Our take on the housing market

Property prices are supposed to decline when interest rates go up!! It has not happened this time, rates have increased by 4.1% since May 2023 and prices have been resilient, in fact prices have increased by 9.5% over the last 12 months (CoreLogic figure).What is causing this?

The reasons are many, we think it is caused largely by supply factors , housing stock is falling short of demand for housing increased immigration, change in demographics that are influencing housing trends where the demand for more medium density housing is rising as the aspiration for a house and land is becoming unaffordable for many. 

Builders especially small builders are struggling to make the change to medium density housing which requires more capital and access to labour and materials and more demanding management skills. Several builders in the house and land sector have gone under and people are reluctant to enter into expensive building contracts.
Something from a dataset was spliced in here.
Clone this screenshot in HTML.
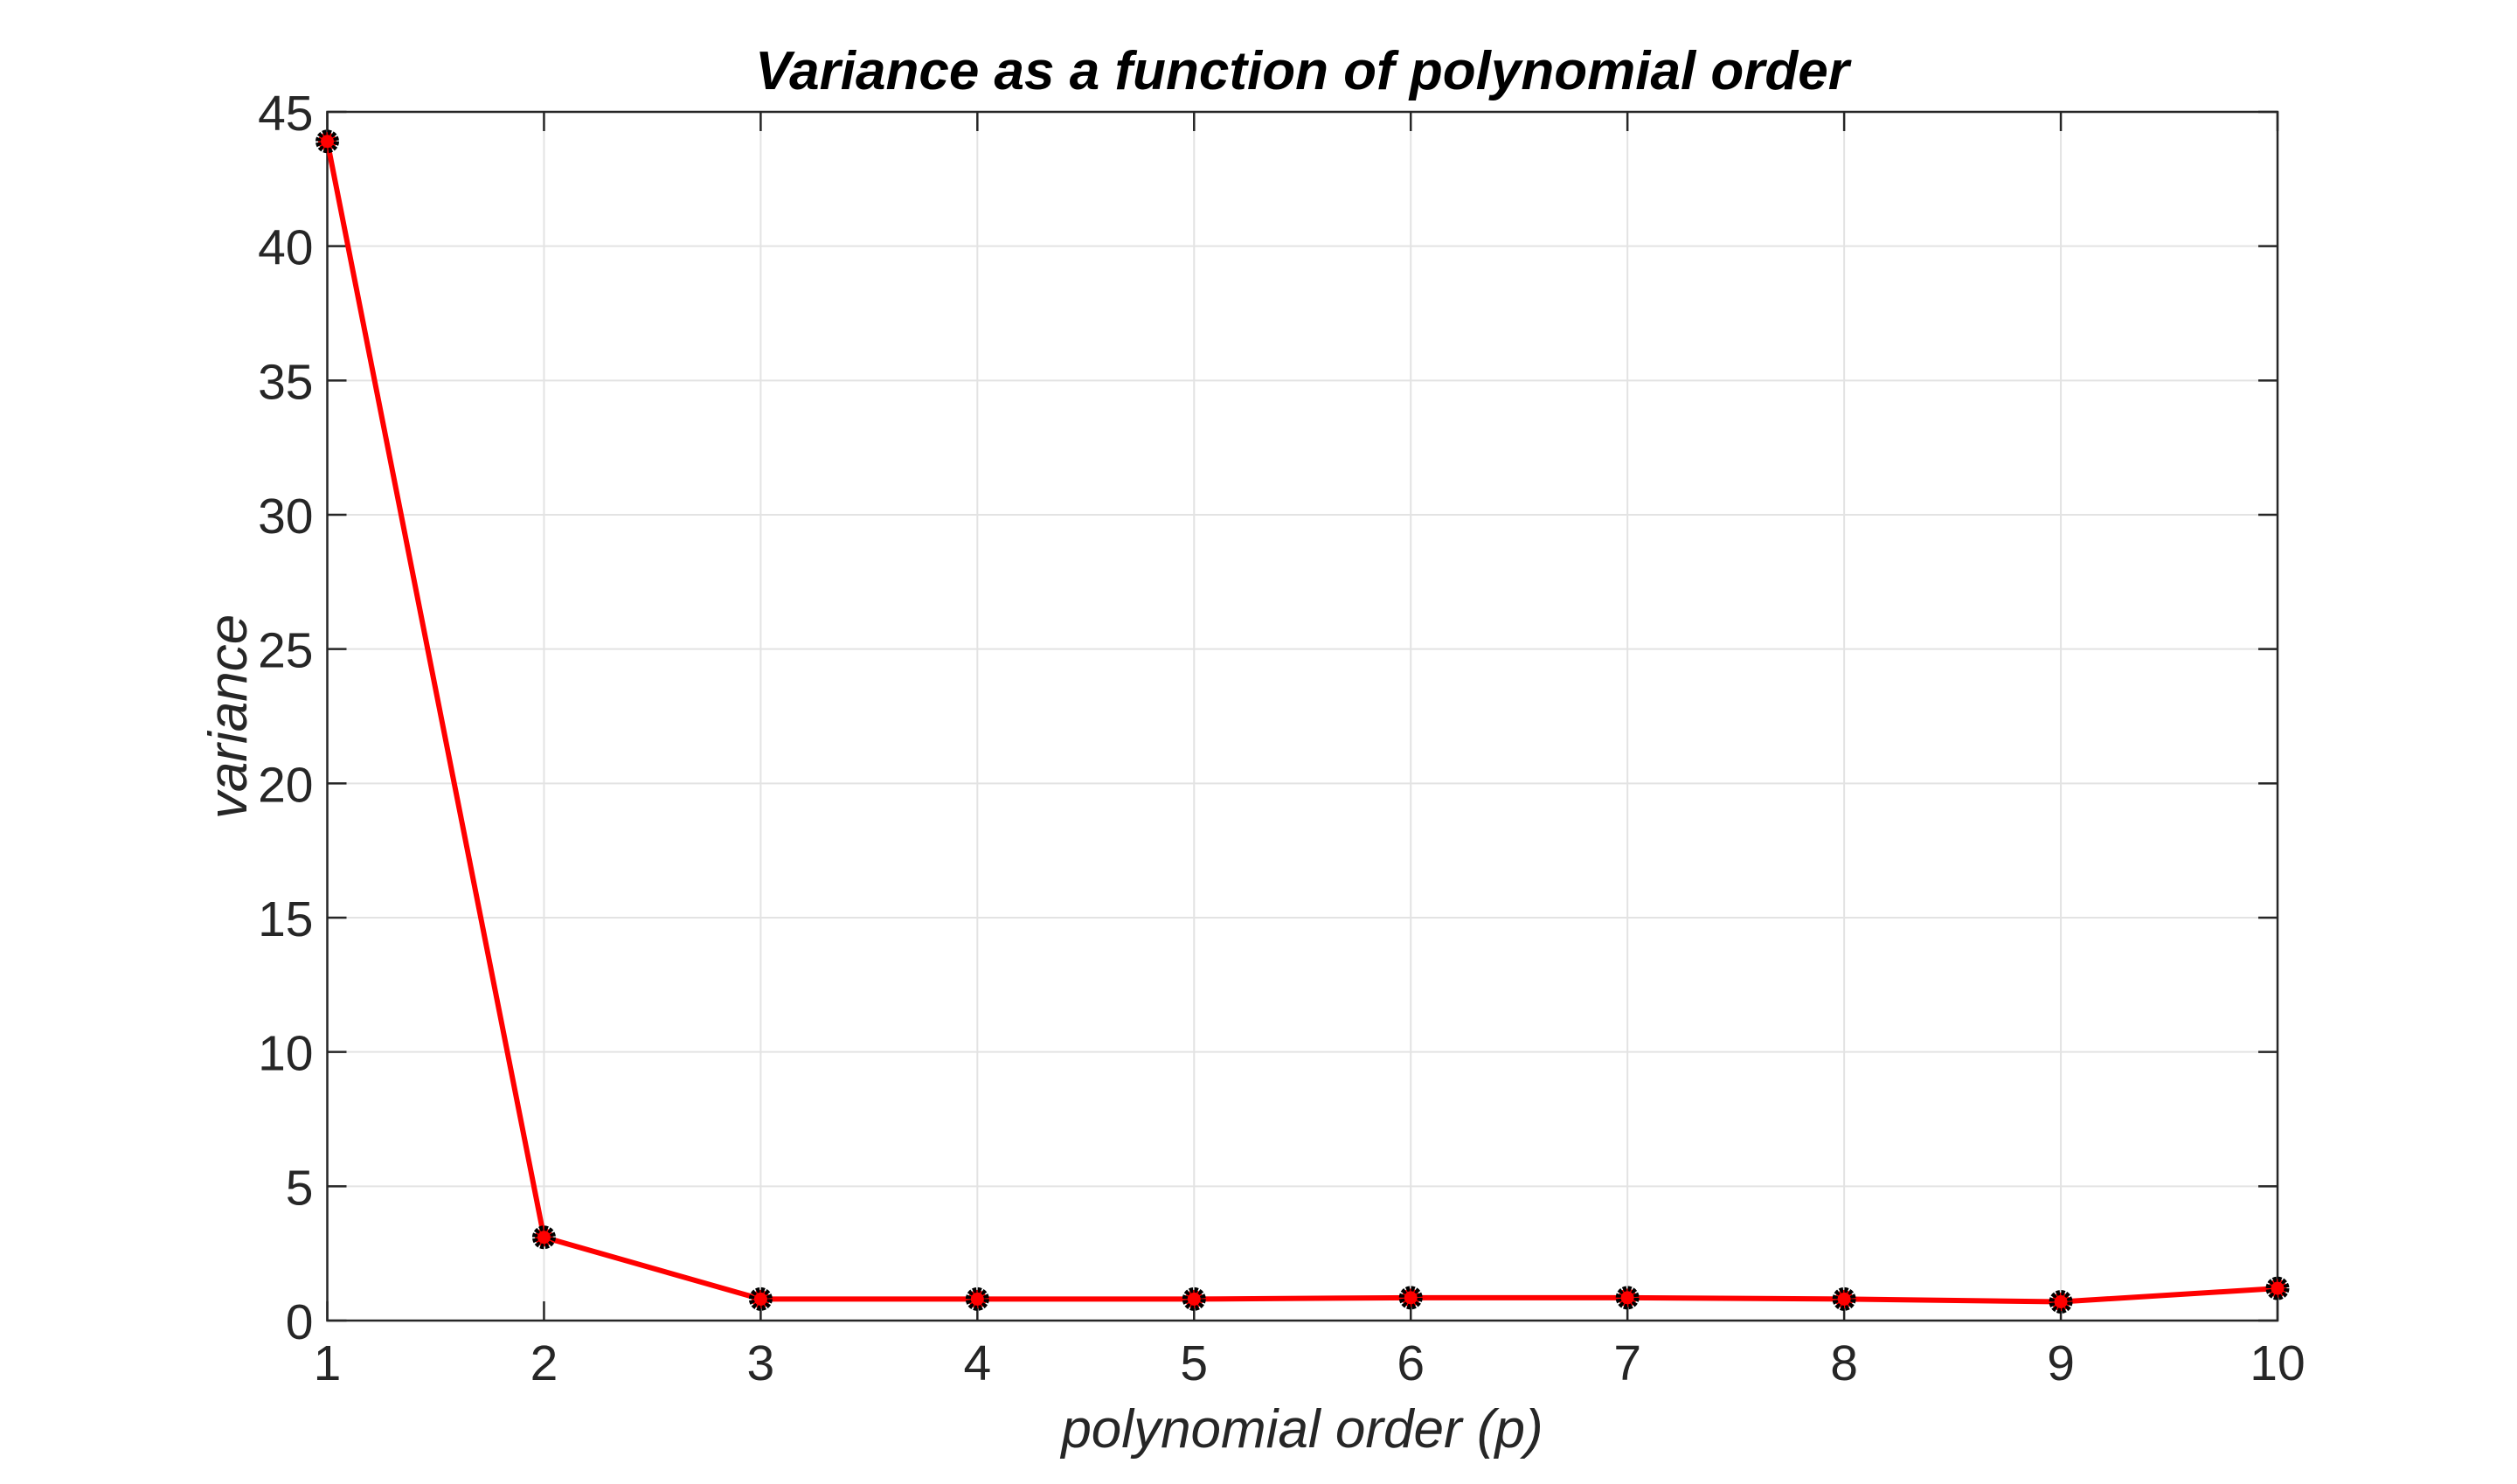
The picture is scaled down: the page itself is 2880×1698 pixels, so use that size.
<!DOCTYPE html>
<html><head><meta charset="utf-8"><style>
html,body{margin:0;padding:0;background:#fff;}
svg{display:block;font-family:"Liberation Sans",Arial,sans-serif;}
</style></head><body>
<svg id="chart" width="2880" height="1698" viewBox="0 0 2880 1698" xmlns="http://www.w3.org/2000/svg">
<rect width="2880" height="1698" fill="#fff"/>
<g id="grid"></g>
<g id="ticks"></g>
<rect x="374.5" y="128" width="2231.5" height="1383" fill="none" stroke="#262626" stroke-width="2.5"/>
<g id="series"></g>
<text x="1490" y="102" text-anchor="middle" font-size="62" font-weight="bold" font-style="italic" fill="#000">Variance as a function of polynomial order</text>
<text x="1490" y="1656" text-anchor="middle" font-size="62" font-style="italic" fill="#262626">polynomial order (p)</text>
<text transform="translate(282,820) rotate(-90)" text-anchor="middle" font-size="62" font-style="italic" fill="#262626">variance</text>
</svg>
<script>
const categories = [1,2,3,4,5,6,7,8,9,10];
const variance = [43.9,3.1,0.8,0.8,0.8,0.85,0.85,0.8,0.7,1.2];
const xTicks = [1,2,3,4,5,6,7,8,9,10];
const yTicks = [0,5,10,15,20,25,30,35,40,45];

const L=374.5,R=2606,T=128,B=1511;
const xs=v=>L+(v-1)/9*(R-L);
const ys=v=>B-v/45*(B-T);
const NS='http://www.w3.org/2000/svg';
function mk(tag,attrs,parent){const e=document.createElementNS(NS,tag);for(const k in attrs)e.setAttribute(k,attrs[k]);parent.appendChild(e);return e;}
const grid=document.getElementById('grid'),ticks=document.getElementById('ticks'),series=document.getElementById('series');
xTicks.forEach(t=>{
  const x=xs(t);
  const g=mk('line',{x1:x,x2:x,y1:T,y2:B,stroke:'#e3e3e3','stroke-width':2},grid);
  
  
  mk('line',{x1:x,x2:x,y1:B,y2:B-22,stroke:'#262626','stroke-width':2.5},ticks);
  mk('line',{x1:x,x2:x,y1:T,y2:T+22,stroke:'#262626','stroke-width':2.5},ticks);
  const lb=mk('text',{x:x,y:B+68,'text-anchor':'middle','font-size':57,fill:'#262626'},ticks);
  lb.textContent=t;
  
  
});
yTicks.forEach(t=>{
  const y=ys(t);
  const g=mk('line',{x1:L,x2:R,y1:y,y2:y,stroke:'#e3e3e3','stroke-width':2},grid);
  
  
  mk('line',{x1:L,x2:L+22,y1:y,y2:y,stroke:'#262626','stroke-width':2.5},ticks);
  mk('line',{x1:R,x2:R-22,y1:y,y2:y,stroke:'#262626','stroke-width':2.5},ticks);
  const lb=mk('text',{x:L-16,y:y+21,'text-anchor':'end','font-size':57,fill:'#262626'},ticks);
  lb.textContent=t;
  
  
});
const pts=categories.map((c,i)=>xs(c)+','+ys(variance[i])).join(' ');
const line=mk('polyline',{points:pts,fill:'none',stroke:'#ff0000','stroke-width':6,'stroke-linejoin':'round'},series);


categories.forEach((c,i)=>{
  const m=mk('circle',{cx:xs(c),cy:ys(variance[i]),r:10.5,fill:'#ff0000',stroke:'#000','stroke-width':6,'stroke-dasharray':'4 1.5'},series);
  
  
});
</script>
</body></html>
As a consequence the existing supply of established homes are in more demand  bidding up prices for this limited supply.

Inflation is a big factor in determine the future of  house prices. Inflation has trended down  but remains unstable whilst construction and housing costs in the CPI are still rising at 5 to 6% . The expectation for construction costs to get down below 3% is that it will take a while given the amount of infrastructure constructions that is sucking up labour from the housing sector and the restrictions in importing labour from overseas.

The Reserve Bank’s Close Eye on Inflation Rates

The Reserve Bank has indicated it is watching the inflation rate very closely and believes at the moment it is too hard to call and are opting to leave interest rates at present levels. The high interest rates are putting pressure on household budgets and it is feeding into low GDP growth rates. Government paralysis and indecision and incresaing dependance on property taxes does not help the situation.

We are most likely looking at a period of low growth, high interest rates and rising labour costs and low productivity in the housing and construction sector. These conditions if they prolong for longer than expected will impact house values with a best case scenario of stagnant growth for a period of time.

Evaluating Your Investment Property

People approaching retirement should review their investment property holdings and consider whether to hold or sell,. People looking for their first home should reconsider their expectations and settle for medium density housing to get their foot into the property market.

Land and property is an important part of the economy and well located land will always rise in the long term. Beware of holding costs such as debt servicing in the short term to get to the long term.